My original critique of Brown is the same as my critique of Gertrude Coogan. Brown holds the same economic logic that Gertrude Coogan held. She makes the same arguments; she relies on many of the same examples; and she quotes the same bogus quotes that Gertrude Coogan did. When I prepared to publish my extensive critique of Ellen Brown, I sent to the Mises Institute a somewhat updated version of my 1965 essay on Gertrude Coogan. The Mises Institute decided to publish that updated article in the form of a short book, Gertrude Coogan's Bluff. I wanted people to be able to access my critique of Coogan, so that they could understand that Ellen Brown was making the same arguments, meaning that she was making the same mistakes.

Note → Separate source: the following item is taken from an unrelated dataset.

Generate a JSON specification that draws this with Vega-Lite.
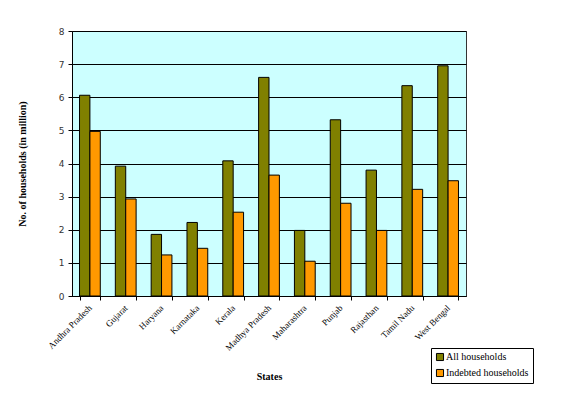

Some conservatives in the 1960s believed Gertrude Coogan, and too many conservatives today believe Ellen Brown. They do not know exactly why they believe her, but they accept her arguments in favor of fiat money because they accept her arguments against fractional reserve banking. The Austrian School economists have made far more cogent criticisms of fractional reserve banking, but they favor freedom in money, which leads historically to some form of gold or silver coin standard. The Greenbackers oppose gold and silver as the basis of the monetary system. They are in favor of the same kind of fiat monetary expansion that John Maynard Keynes was. Yet they think of themselves as anti-Keynesians.